Britain recently announced a series of new sanctions aimed at crippling the financial networks that support Russia’s military operations in Ukraine. These measures are designed to disrupt the crypto trading systems and illicit finance channels that the Kremlin now increasingly relies upon due to the existing sanctions.
The focus of these sanctions is particularly on the A7 financial network, which UK authorities allege utilizes Kyrgyzstan’s financial systems to funnel money into Russia’s defense efforts. It is reported that this network processed over $90 billion in military and oil procurement last year, effectively bolstering Russia's war economy.

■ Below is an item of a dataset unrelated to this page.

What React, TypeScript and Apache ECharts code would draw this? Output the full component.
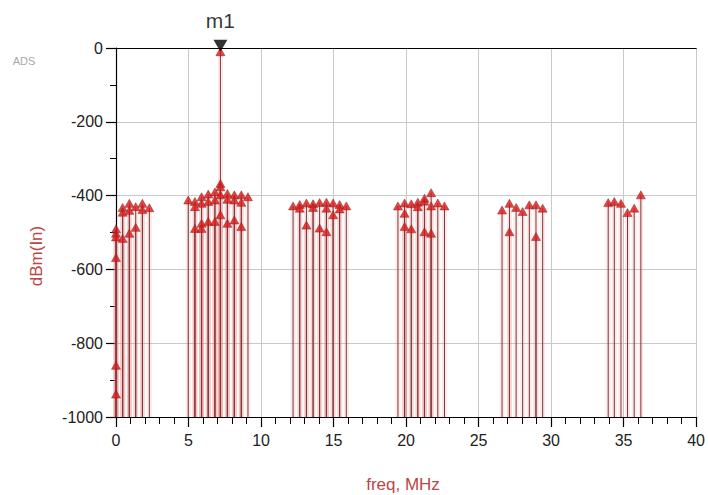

In taking a leadership role in the global effort to clamp down on sanctions evasion, the UK has made it clear that it will not provide any safe places for those who facilitate Russian aggression through illicit financial means. Authorities are monitoring and actively shutting down the funding channels that sustain the conflict, all while coordinating with international allies.
The latest sanctions package includes 18 new designations specifically targeting underground financial institutions linked to crypto activities. Notable names impacted include leading crypto exchanges and individual figures associated with these entities. Additionally, a Kyrgyz bank suspected of enabling transaction processing and three Georgian firms linked to exchanges that prioritize evading sanctions are also encompassed within these new measures.
Officials from the UK state that these escalating sanctions represent a significant step toward degrading Russia’s capability to finance its ongoing military engagement in Ukraine. Since the onset of this conflict, the UK has sanctioned more than 3,300 individuals and businesses while estimating that these global sanctions have deprived Russia of approximately $450 billion related to its war efforts.